Phillips 66 stock hit a three-year high on Aug. 11
Oil & gas stock Phillips 66 (NYSE:PSX) is continuing to slide from its Aug. 11 three-year peak of $117.29, after a downgrade from BoFA Global Research to "neutral" from "buy." The firm cited a "strategic pause," though it lifted its price target to $141 from $132 in the process. It's worth noting that the company's ex-dividend day is coming up on Aug. 17 as well.
PSX is on track to snap seven-straight weeks of gains, and yesterday broke a seven-day win streak as it fell from Friday's highs. The equity is above all notable short- and long-term moving averages, including its 20-day trendline, which has helped guide the shares higher over the past month.

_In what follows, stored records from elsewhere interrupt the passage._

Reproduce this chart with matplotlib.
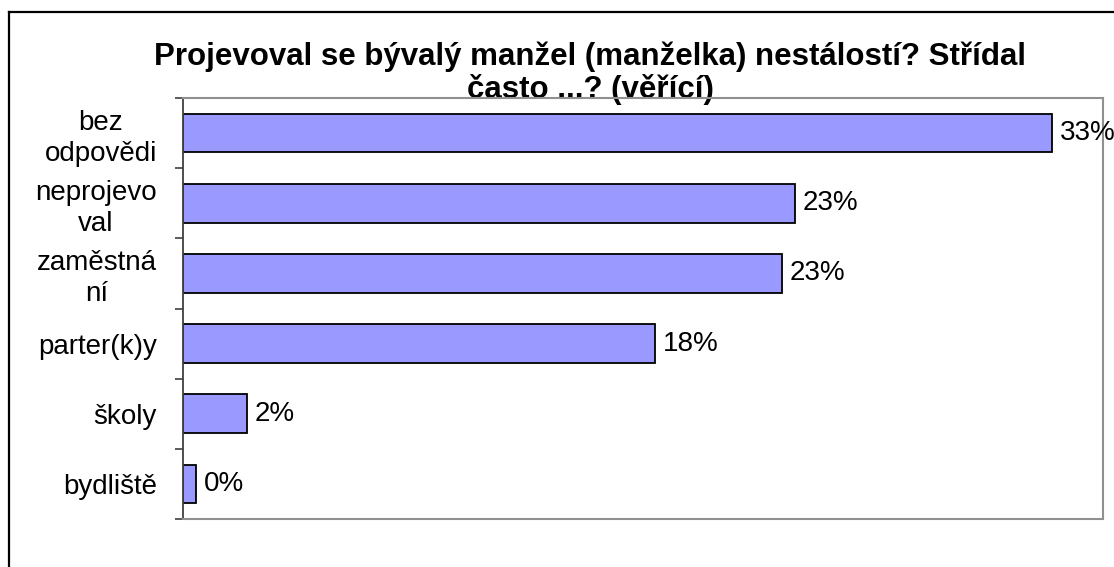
import matplotlib.pyplot as plt
import numpy as np

plt.rcParams['font.family'] = ['Liberation Sans', 'DejaVu Sans']

categories = ['bez\nodpovědi', 'neprojevo\nval', 'zaměstná\nní', 'parter(k)y', 'školy', 'bydliště']
values = [33.05, 23.28, 22.78, 17.95, 2.42, 0.48]  # procenta

fig = plt.figure(figsize=(11.14, 5.67), dpi=100)
ax = fig.add_axes([183.3 / 1114, 1 - 519 / 567, (1103 - 183.3) / 1114, (519 - 98) / 567])
ax.set_facecolor('none')

y = np.arange(len(categories))
ax.barh(y, values, height=0.55, color='#9999FF', edgecolor='black', linewidth=1.3, zorder=2)
for yi, v in zip(y, values):
    ax.text(v + 0.3, yi, f'{v:.0f}%', va='center', ha='left', fontsize=20)

ax.set_xlim(0, 35)
ax.set_ylim(len(categories) - 0.5, -0.5)
ax.set_xticks([])
ax.set_yticks(y)
ax.set_yticklabels(categories, fontsize=20, multialignment='center', linespacing=1.25)
ax.set_yticks(np.arange(len(categories) + 1) - 0.5, minor=True)
ax.tick_params(axis='y', which='major', length=0, pad=19)
ax.tick_params(axis='y', which='minor', length=6, width=1.2, color='#404040', direction='out')

for s in ['top', 'right', 'bottom']:
    ax.spines[s].set_color('#909090')
    ax.spines[s].set_linewidth(1.5)
ax.spines['left'].set_color('#404040')
ax.spines['left'].set_linewidth(1.3)

fig.text(0.53, 1 - 42 / 567,
         'Projevoval se bývalý manžel (manželka) nestálostí? Střídal\nčasto ...? (věřící)',
         ha='center', va='top', fontsize=22.5, fontweight='bold', linespacing=1.08, zorder=-1)

# rámeček grafu (levá a horní hrana)
fig.add_artist(plt.Line2D([8.5 / 1114, 8.5 / 1114], [0, 1 - 12 / 567], color='black', lw=1.6,
                          transform=fig.transFigure))
fig.add_artist(plt.Line2D([8.5 / 1114, 1], [1 - 12 / 567, 1 - 12 / 567], color='black', lw=1.6,
                          transform=fig.transFigure))

fig.savefig('out.png', dpi=100)
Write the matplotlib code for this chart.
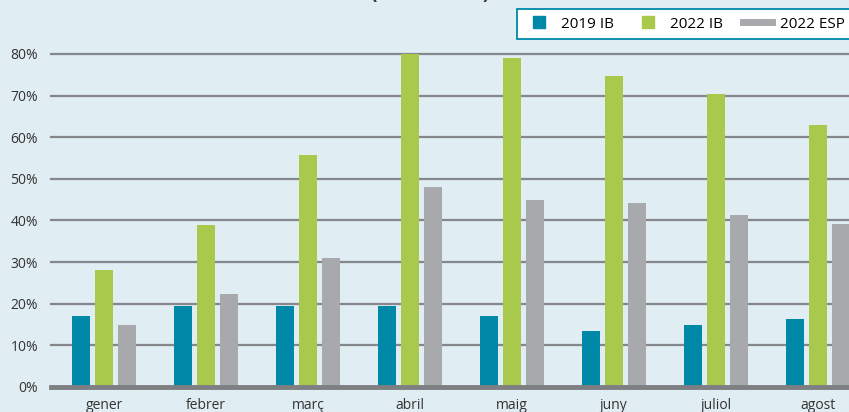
import numpy as np
from matplotlib import pyplot as plt
from matplotlib.lines import Line2D

months = ['gener', 'febrer', 'març', 'abril', 'maig', 'juny', 'juliol', 'agost']
ib_2019 = [17.0, 19.4, 19.4, 19.4, 17.0, 13.4, 14.9, 16.3]
ib_2022 = [28.0, 38.9, 55.8, 80.0, 79.0, 74.7, 70.4, 63.0]
esp_2022 = [14.9, 22.3, 31.1, 48.1, 45.0, 44.3, 41.4, 39.2]
yticks = [0, 10, 20, 30, 40, 50, 60, 70, 80]

teal = '#0088a8'
green = '#a8c94c'
grey = '#a7a9ac'
bg = '#e0edf3'

plt.rcParams['font.family'] = ['Open Sans', 'DejaVu Sans']

if __name__ == '__main__':
    fig = plt.figure(figsize=(8.49, 4.12), dpi=100, facecolor=bg)
    ax = fig.add_axes([0.0597, 25 / 412, 1 - 0.0597, 333 / 412], facecolor=bg)

    index = np.arange(len(months))
    step = 0.225
    w = 0.176
    ax.bar(index - step, ib_2019, w, color=teal, zorder=3)
    ax.bar(index, ib_2022, w, color=green, zorder=3)
    ax.bar(index + step, esp_2022, w, color=grey, zorder=3)

    ax.set_xlim(-0.523, 7.304)
    ax.set_ylim(0, 80)
    ax.set_yticks(yticks)
    ax.set_yticklabels([f'{v}%' for v in yticks], fontsize=10, color='#333333')
    ax.set_xticks(index)
    ax.set_xticklabels(months, fontsize=10, color='#333333')
    ax.tick_params(axis='y', length=0, pad=9)
    ax.tick_params(axis='x', length=0, pad=8)
    for s in ax.spines.values():
        s.set_visible(False)
    for v in yticks[1:]:
        ax.axhline(v, color='#85878a', lw=1.6, zorder=1, clip_on=False)
    ax.axhline(0, color='#7d7f82', lw=3.5, zorder=4, clip_on=False)

    # title is cropped at the top edge in the original
    fig.text(0.507, 1.015, '(2019 i 2022)', ha='center', va='center',
             fontsize=14, fontweight='bold', color='#333333')

    handles = [
        Line2D([], [], marker='s', color=teal, linestyle='none', markersize=8),
        Line2D([], [], marker='s', color=green, linestyle='none', markersize=8),
        Line2D([], [], color=grey, lw=5),
    ]
    leg = fig.legend(handles, ['2019 IB', '2022 IB', '2022 ESP'], ncol=3,
                     loc='upper right', bbox_to_anchor=(1.004, 1 - 9 / 412),
                     borderaxespad=0, fontsize=11, fancybox=False,
                     facecolor='white', edgecolor=teal, framealpha=1,
                     handlelength=1.9, handletextpad=0.5, columnspacing=1.3,
                     borderpad=0.5)
    leg.get_frame().set_linewidth(1.3)

    plt.savefig('out.png', dpi=100, facecolor=bg)
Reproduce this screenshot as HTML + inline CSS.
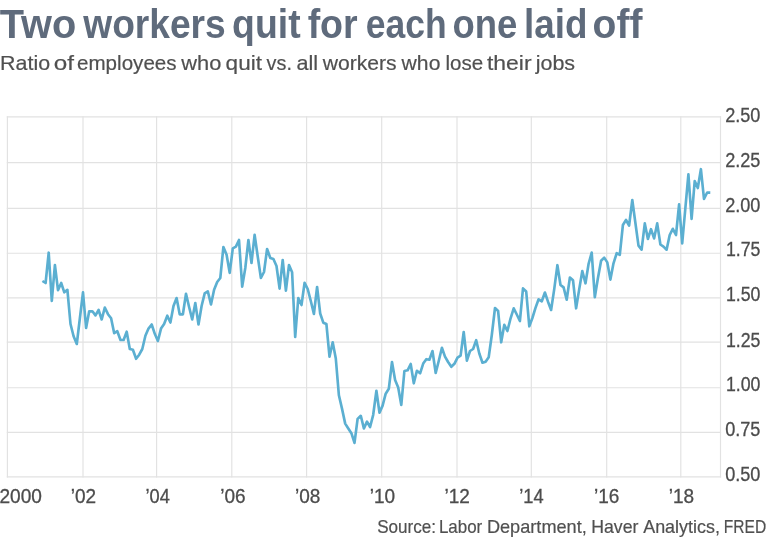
<!DOCTYPE html>
<html><head><meta charset="utf-8"><title>Two workers quit for each one laid off</title>
<style>
html,body{margin:0;padding:0;background:#fff;}
body{width:768px;height:537px;overflow:hidden;font-family:"Liberation Sans",sans-serif;}
svg{display:block;filter:blur(0.45px)}
text{font-family:"Liberation Sans",sans-serif;}
.grid line{stroke:#e2e2e2;stroke-width:1.15}
.ax text{font-size:19.7px;fill:#4c4c4c;stroke:#4c4c4c;stroke-width:0.3px}
</style></head><body>
<svg width="768" height="537" viewBox="0 0 768 537">
<rect width="768" height="537" fill="#fff"/>
<text x="-0.22" y="37.6" textLength="76.52" lengthAdjust="spacingAndGlyphs" font-size="41.3" font-weight="bold" fill="#5f6b7c">Two</text>
<text x="83.29" y="37.6" textLength="142.44" lengthAdjust="spacingAndGlyphs" font-size="41.3" font-weight="bold" fill="#5f6b7c">workers</text>
<text x="232.1" y="37.6" textLength="68.53" lengthAdjust="spacingAndGlyphs" font-size="41.3" font-weight="bold" fill="#5f6b7c">quit</text>
<text x="307.63" y="37.6" textLength="50.04" lengthAdjust="spacingAndGlyphs" font-size="41.3" font-weight="bold" fill="#5f6b7c">for</text>
<text x="365.75" y="37.6" textLength="80.81" lengthAdjust="spacingAndGlyphs" font-size="41.3" font-weight="bold" fill="#5f6b7c">each</text>
<text x="452.59" y="37.6" textLength="64.8" lengthAdjust="spacingAndGlyphs" font-size="41.3" font-weight="bold" fill="#5f6b7c">one</text>
<text x="524.09" y="37.6" textLength="63.43" lengthAdjust="spacingAndGlyphs" font-size="41.3" font-weight="bold" fill="#5f6b7c">laid</text>
<text x="592.62" y="37.6" textLength="49.82" lengthAdjust="spacingAndGlyphs" font-size="41.3" font-weight="bold" fill="#5f6b7c">off</text>
<text x="0.1" y="69.9" textLength="50.0" lengthAdjust="spacingAndGlyphs" font-size="20.6" fill="#505050" stroke="#505050" stroke-width="0.2">Ratio</text>
<text x="53.84" y="69.9" textLength="20.24" lengthAdjust="spacingAndGlyphs" font-size="20.6" fill="#505050" stroke="#505050" stroke-width="0.2">of</text>
<text x="77.04" y="69.9" textLength="99.53" lengthAdjust="spacingAndGlyphs" font-size="20.6" fill="#505050" stroke="#505050" stroke-width="0.2">employees</text>
<text x="181.29" y="69.9" textLength="40.07" lengthAdjust="spacingAndGlyphs" font-size="20.6" fill="#505050" stroke="#505050" stroke-width="0.2">who</text>
<text x="225.6" y="69.9" textLength="36.38" lengthAdjust="spacingAndGlyphs" font-size="20.6" fill="#505050" stroke="#505050" stroke-width="0.2">quit</text>
<text x="266.59" y="69.9" textLength="25.32" lengthAdjust="spacingAndGlyphs" font-size="20.6" fill="#505050" stroke="#505050" stroke-width="0.2">vs.</text>
<text x="296.47" y="69.9" textLength="21.62" lengthAdjust="spacingAndGlyphs" font-size="20.6" fill="#505050" stroke="#505050" stroke-width="0.2">all</text>
<text x="322.66" y="69.9" textLength="73.89" lengthAdjust="spacingAndGlyphs" font-size="20.6" fill="#505050" stroke="#505050" stroke-width="0.2">workers</text>
<text x="401.62" y="69.9" textLength="38.78" lengthAdjust="spacingAndGlyphs" font-size="20.6" fill="#505050" stroke="#505050" stroke-width="0.2">who</text>
<text x="445.42" y="69.9" textLength="37.71" lengthAdjust="spacingAndGlyphs" font-size="20.6" fill="#505050" stroke="#505050" stroke-width="0.2">lose</text>
<text x="486.97" y="69.9" textLength="44.6" lengthAdjust="spacingAndGlyphs" font-size="20.6" fill="#505050" stroke="#505050" stroke-width="0.2">their</text>
<text x="535.68" y="69.9" textLength="39.39" lengthAdjust="spacingAndGlyphs" font-size="20.6" fill="#505050" stroke="#505050" stroke-width="0.2">jobs</text>
<g class="grid">
<line x1="7.40" y1="116.30000000000001" x2="7.40" y2="477.50"/>
<line x1="83.00" y1="116.30000000000001" x2="83.00" y2="477.50"/>
<line x1="156.60" y1="116.30000000000001" x2="156.60" y2="477.50"/>
<line x1="231.80" y1="116.30000000000001" x2="231.80" y2="477.50"/>
<line x1="306.60" y1="116.30000000000001" x2="306.60" y2="477.50"/>
<line x1="381.70" y1="116.30000000000001" x2="381.70" y2="477.50"/>
<line x1="457.00" y1="116.30000000000001" x2="457.00" y2="477.50"/>
<line x1="531.30" y1="116.30000000000001" x2="531.30" y2="477.50"/>
<line x1="606.70" y1="116.30000000000001" x2="606.70" y2="477.50"/>
<line x1="680.80" y1="116.30000000000001" x2="680.80" y2="477.50"/>
<line x1="720.50" y1="116.30000000000001" x2="720.50" y2="477.50"/>
<line x1="6.800000000000001" y1="116.90" x2="721.1" y2="116.90"/>
<line x1="6.800000000000001" y1="162.60" x2="721.1" y2="162.60"/>
<line x1="6.800000000000001" y1="208.40" x2="721.1" y2="208.40"/>
<line x1="6.800000000000001" y1="253.20" x2="721.1" y2="253.20"/>
<line x1="6.800000000000001" y1="297.80" x2="721.1" y2="297.80"/>
<line x1="6.800000000000001" y1="342.10" x2="721.1" y2="342.10"/>
<line x1="6.800000000000001" y1="387.70" x2="721.1" y2="387.70"/>
<line x1="6.800000000000001" y1="432.40" x2="721.1" y2="432.40"/>
<line x1="6.800000000000001" y1="476.90" x2="721.1" y2="476.90"/>
</g>
<path d="M42.4,281.0 L45.6,283.0 L48.7,252.7 L51.8,301.0 L54.9,265.0 L58.0,290.2 L61.2,283.0 L64.3,292.3 L67.4,289.8 L70.5,324.0 L73.6,336.3 L76.8,344.0 L79.9,318.0 L83.0,292.3 L86.1,328.0 L89.2,311.3 L92.4,311.3 L95.5,315.4 L98.6,310.0 L101.7,319.5 L104.8,307.6 L108.0,314.2 L111.1,318.3 L114.2,333.2 L117.3,331.2 L120.5,340.0 L123.6,340.0 L126.7,331.7 L129.8,349.0 L132.9,349.8 L136.1,358.8 L139.2,354.7 L142.3,349.0 L145.4,335.8 L148.5,328.6 L151.7,324.5 L154.8,333.8 L157.9,341.0 L161.0,328.6 L164.1,324.0 L167.3,315.7 L170.4,322.5 L173.5,306.0 L176.6,298.0 L179.7,314.3 L182.9,314.3 L186.0,293.8 L189.1,307.0 L192.2,319.4 L195.3,303.0 L198.5,324.5 L201.6,306.0 L204.7,293.4 L207.8,291.3 L211.0,304.4 L214.1,289.7 L217.2,282.0 L220.3,278.0 L223.4,247.0 L226.6,254.8 L229.7,272.9 L232.8,248.3 L235.9,246.6 L239.0,240.0 L242.2,286.6 L245.3,268.0 L248.4,240.0 L251.5,263.0 L254.6,234.8 L257.8,257.0 L260.9,278.0 L264.0,272.0 L267.1,249.0 L270.3,258.0 L273.4,259.0 L276.5,266.0 L279.6,288.6 L282.7,260.0 L285.9,290.7 L289.0,265.0 L292.1,272.3 L295.2,337.0 L298.3,298.0 L301.5,305.0 L304.6,282.8 L307.7,289.0 L310.8,301.0 L313.9,314.0 L317.1,287.0 L320.2,313.5 L323.3,322.7 L326.4,324.0 L329.5,356.6 L332.7,342.3 L335.8,358.5 L338.9,395.3 L342.0,408.6 L345.2,423.6 L348.3,428.5 L351.4,433.2 L354.5,442.9 L357.6,418.9 L360.8,415.8 L363.9,428.5 L367.0,421.6 L370.1,427.0 L373.2,414.8 L376.4,390.8 L379.5,412.7 L382.6,405.6 L385.7,393.7 L388.8,388.8 L392.0,362.0 L395.1,380.0 L398.2,387.5 L401.3,405.0 L404.4,371.0 L407.6,370.3 L410.7,364.0 L413.8,383.3 L416.9,370.8 L420.1,373.3 L423.2,363.6 L426.3,359.2 L429.4,359.7 L432.5,351.0 L435.7,373.0 L438.8,360.7 L441.9,347.8 L445.0,356.6 L448.1,362.0 L451.3,366.8 L454.4,363.8 L457.5,357.6 L460.6,355.6 L463.7,332.0 L466.9,360.7 L470.0,351.0 L473.1,349.0 L476.2,340.2 L479.3,353.5 L482.5,362.7 L485.6,361.7 L488.7,357.2 L491.8,335.0 L495.0,308.0 L498.1,311.0 L501.2,342.3 L504.3,324.8 L507.4,331.0 L510.6,318.3 L513.7,308.3 L516.8,314.5 L519.9,321.0 L523.0,288.4 L526.2,291.5 L529.3,326.3 L532.4,318.0 L535.5,307.9 L538.6,299.3 L541.8,301.3 L544.9,292.5 L548.0,301.7 L551.1,310.0 L554.2,289.4 L557.4,265.2 L560.5,285.0 L563.6,287.4 L566.7,299.7 L569.9,277.5 L573.0,280.2 L576.1,308.3 L579.2,289.4 L582.3,271.0 L585.5,283.3 L588.6,263.8 L591.7,252.5 L594.8,297.2 L597.9,278.2 L601.1,260.7 L604.2,257.6 L607.3,262.4 L610.4,279.6 L613.5,263.3 L616.7,253.2 L619.8,254.8 L622.9,225.0 L626.0,220.0 L629.1,225.5 L632.3,200.0 L635.4,223.0 L638.5,245.6 L641.6,249.7 L644.8,223.4 L647.9,239.0 L651.0,229.2 L654.1,238.4 L657.2,223.4 L660.4,244.5 L663.5,246.6 L666.6,249.7 L669.7,235.0 L672.8,228.8 L676.0,235.0 L679.1,204.4 L682.2,243.5 L685.3,208.8 L688.4,174.4 L691.6,218.9 L694.7,181.0 L697.8,188.0 L700.9,169.2 L704.0,198.9 L707.2,192.5 L710.3,192.6" fill="none" stroke="#5bafd1" stroke-width="2.65" stroke-linejoin="round" stroke-linecap="butt"/>
<g class="ax">
<text x="725.2" y="122.3" textLength="35.25" lengthAdjust="spacingAndGlyphs">2.50</text>
<text x="725.2" y="166.8" textLength="35.25" lengthAdjust="spacingAndGlyphs">2.25</text>
<text x="725.2" y="211.6" textLength="35.25" lengthAdjust="spacingAndGlyphs">2.00</text>
<text x="725.9" y="256.2" textLength="34.56" lengthAdjust="spacingAndGlyphs">1.75</text>
<text x="725.9" y="301.3" textLength="34.56" lengthAdjust="spacingAndGlyphs">1.50</text>
<text x="725.9" y="346.6" textLength="34.56" lengthAdjust="spacingAndGlyphs">1.25</text>
<text x="725.9" y="391.3" textLength="34.56" lengthAdjust="spacingAndGlyphs">1.00</text>
<text x="725.2" y="435.5" textLength="35.25" lengthAdjust="spacingAndGlyphs">0.75</text>
<text x="725.2" y="481.0" textLength="35.25" lengthAdjust="spacingAndGlyphs">0.50</text>
<text x="-0.5" y="503.0" textLength="42.47" lengthAdjust="spacingAndGlyphs" font-size="19.0">2000</text>
<text x="70.7" y="503.0" textLength="25.37" lengthAdjust="spacingAndGlyphs" font-size="19.0">’02</text>
<text x="145.5" y="503.0" textLength="24.34" lengthAdjust="spacingAndGlyphs" font-size="19.0">’04</text>
<text x="220.22" y="503.0" textLength="25.37" lengthAdjust="spacingAndGlyphs" font-size="19.0">’06</text>
<text x="294.98" y="503.0" textLength="25.37" lengthAdjust="spacingAndGlyphs" font-size="19.0">’08</text>
<text x="369.74" y="503.0" textLength="25.37" lengthAdjust="spacingAndGlyphs" font-size="19.0">’10</text>
<text x="444.5" y="503.0" textLength="25.37" lengthAdjust="spacingAndGlyphs" font-size="19.0">’12</text>
<text x="519.3" y="503.0" textLength="24.34" lengthAdjust="spacingAndGlyphs" font-size="19.0">’14</text>
<text x="594.02" y="503.0" textLength="25.37" lengthAdjust="spacingAndGlyphs" font-size="19.0">’16</text>
<text x="668.78" y="503.0" textLength="25.37" lengthAdjust="spacingAndGlyphs" font-size="19.0">’18</text>
</g>
<text x="377.16" y="532.5" textLength="58.88" lengthAdjust="spacingAndGlyphs" font-size="18.6" fill="#505050" stroke="#505050" stroke-width="0.2">Source:</text>
<text x="438.92" y="532.5" textLength="43.36" lengthAdjust="spacingAndGlyphs" font-size="18.6" fill="#505050" stroke="#505050" stroke-width="0.2">Labor</text>
<text x="486.92" y="532.5" textLength="99.86" lengthAdjust="spacingAndGlyphs" font-size="18.6" fill="#505050" stroke="#505050" stroke-width="0.2">Department,</text>
<text x="591.2" y="532.5" textLength="47.2" lengthAdjust="spacingAndGlyphs" font-size="18.6" fill="#505050" stroke="#505050" stroke-width="0.2">Haver</text>
<text x="643.18" y="532.5" textLength="76.74" lengthAdjust="spacingAndGlyphs" font-size="18.6" fill="#505050" stroke="#505050" stroke-width="0.2">Analytics,</text>
<text x="723.81" y="532.5" textLength="42.4" lengthAdjust="spacingAndGlyphs" font-size="18.6" fill="#505050" stroke="#505050" stroke-width="0.2">FRED</text>
</svg>
</body></html>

At last glance, the equity was down 0.8% at $113.73, and was earlier as low as $112.48. Year-to-date, the stock is carrying a 9.2% lead. Of the 19 analysts in coverage, 11 now carry a "buy" or better rating, while the 12-month consensus price target of $126.14 is a 10.6% premium to current levels. In other words, should this bullish sentiment unwind, it could send PSX even lower.
Meanwhile, now looks like a good time to weigh in with options, as premiums are well-priced. Phillips 66 stock's Schaeffer's Volatility Index (SVI) of 26% ranks in the 8th percentile of its annual range, meaning the security options traders are pricing in low volatility expectations at the moment.